Matthew Prior's a sadly neglected poet. Maybe it's because he doesn't quite fit into stereotypical eras, as you suggest; he's too late to be truly Restoration and too early to be part of the Age of Pope. Or perhaps it's because lightness of touch is unfashionable. If the latter, I suspect that's why John Gay is ignored too.

Funnily enough, Prior was another one who had no intention of running a shop. According to his bio in The Penguin Book of Restoration Verse:

"The future plenipotentiary was rescued from his uncle's wine shop by [the Earl of] Dorset who found him reading Horace there and helped him to complete his education at Westminster School and St John's College, Cambridge."

Later, we learn:

"By his own request he was buried beside his idol Spenser in Westminster Abbey, a circumstance which led to his unintended disinterment shortly before the second world war by a band of literary historians in search of the elegies reportedly buried with the Elizabethan."

George S said...

I love lightness of touch. Sometimes I think lightness of touch is poetry. Then I realise it isn't, not quite. There is a difference between lightness of touch and lightness of tone or manner though. Lightness of touch is not the same thing as light verse, at any rate, some of the latter being quite heavy.
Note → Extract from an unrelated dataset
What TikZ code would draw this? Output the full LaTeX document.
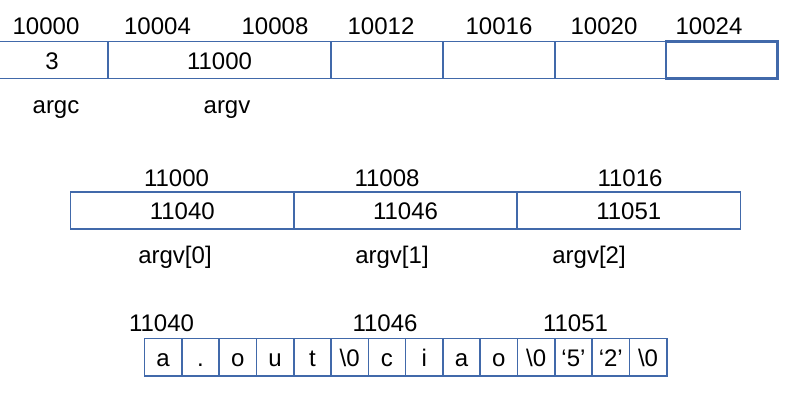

Gay is very good. I'll get to Gay at some stage.

NicoleS said...

I love what you say about lightness of touch. People often mistake it for lack of seriousness, which is why they rank comedy below stern, gritty, drama that wants to make you pay for your sins. But humour stands back and sheds light, as well as casting dark shadows sometimes (although not in this enchanting poem).

angelatopping said...

I loved Matthew Prior at Uni, and yes, lightness of touch. I also loved his wit and cheek.